The Olympic Games : late twentieth century (1976-1998) / by Mark Dyreson and Michelle M. Sikes

Dyreson, Mark | Sikes, Michelle M.

Edited by The Olympic Studies Centre - 2024

In the last quarter of the 20th century, watching the Olympics on television became the world’s most common shared experience. As increasing globalisation knitted together the world via electronic communication mediums, interdependent market systems, and international politics into a new “global village,” the Olympics provided that village’s meeting ground. Propelled by the emerging power of global television, the Olympic Movement expanded rapidly in this period. The number of participating nations and athletes swelled.
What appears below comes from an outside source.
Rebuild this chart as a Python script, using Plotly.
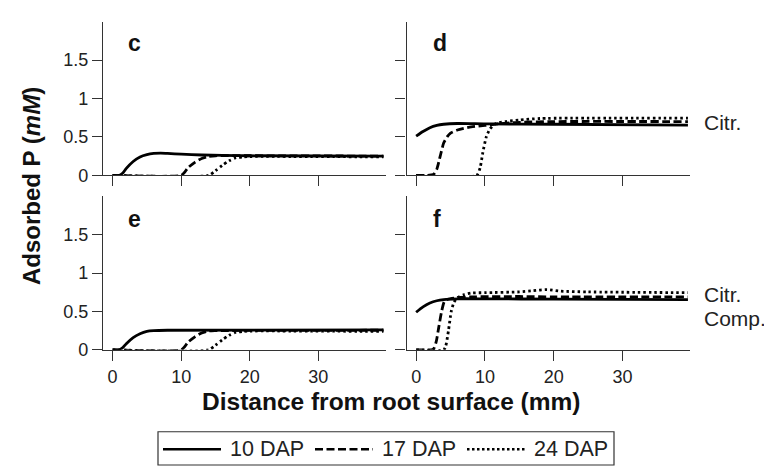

The number of events and sports climbed ever upwards. Increasing numbers of women entered Olympic venues as competitors. The cost of the Olympics rose dramatically, as did the revenues the Games generated. The mass media, particularly television, impacted each and every aspect of Olympic growth. Television broadcast fees and advertising opportunities transformed the International Olympic Committee from an aristocratic club into a global corporate conglomerate. Television guaranteed the demise of amateurism and paved the way for Olympians to become openly professional athletes. Television made some Olympic champions into global celebrities and heightened the dramatic appeal of Olympic narratives. Television fuelled doping and made the Games a target for terrorists. Television also ensured that the Olympics would remain an important venue in international affairs. Cold War political rivalries played out in front of audiences numbering in the billions in competitions, and in unprecedented boycotts. Television captured the dramatic end of the Cold War in early 1992 with images of an amorphous “Unified Team” replacing the powerful Soviet juggernaut in the Olympic line-up. Television captured new rivalries, as the United States increasingly squared off against the People’s Republic of China in Olympic battles that echoed the Cold War struggles.